Central Market, also known as Psah Thmei, has since received, among other improvements, a new drainage system and water supply points, covered areas for vendors outside the main building, an improved layout for vendors’ stalls and an overall facelift, she said.

The only remaining work involved the surrounding pavements and street, with Phnom Penh Municipality footing the bill for the latter road improvements, she said. She said she expected that work to be completed by May 15, in time for an inauguration ceremony at the end of that month.

Speaking to the importance of the renovations, beyond just the building’s structural problems, Hoffman said Central Market had become a symbol of Phnom Penh and therefore the preservation was necessary.

“It was a really big project when it was created, and it is still very important in Cambodian life,” she said.

Vendors’ reactions to renovations were mixed.

Son Sovany, 42, has sold jewellery in the very centre of Central Market for 15 years. She said she likes the smaller changes she sees, such as the fresh paint job and newly provided fans at each counter.

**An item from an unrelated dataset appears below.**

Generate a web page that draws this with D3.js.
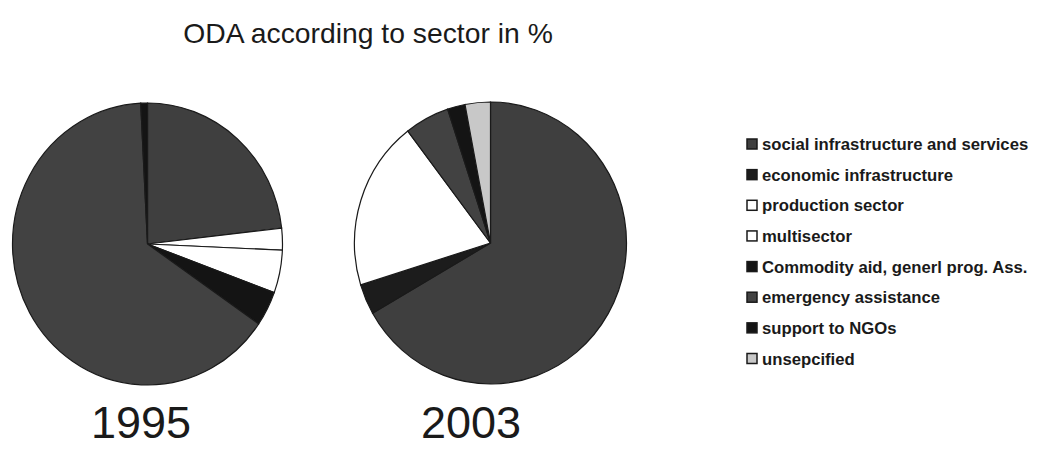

“It’s more beautiful than before,” she said.

However, her outlook differed from that of vendors working outside the main building.

Vendors in these areas mainly praised the new stone overhangs that protect them from the sun and rain, something the cloth umbrellas they used before couldn’t do as well.

“Before the roof leaked and I had to cover my goods with plastic bags when it rained,” said, Mech Nika, 45, who sells men’s suits.

“I don’t care about the rain now,” she said.

Others noted that their stalls had become smaller after the renovations or that the new layout had slowed traffic to their area. Still others complained that despite certain costs declining, such as electricity, the overall expense of running a business at Central Market had increased.

Neak Sokly, 40, has seen the fees for everything from water to cleaning to security, even to use the toilet facilities, go up.

“Since they built the new structure, the prices increase,” she said, standing by her crabs, prawn and squid.

“New things always come with new prices,” she said.

Hoffman noted that a condition of the FDA’s grant was more transparency in the administration of the market, including more budget reporting. But one vendor this week admitted that he paid unofficial fees well beyond the official cost of rent for a stall in Central Market.

When asked about this, Hoffman said that “maybe we should have done a follow-up on the management” of the market once the work was done.

An official from the Central Market said he could not comment because the renovations were not yet complete.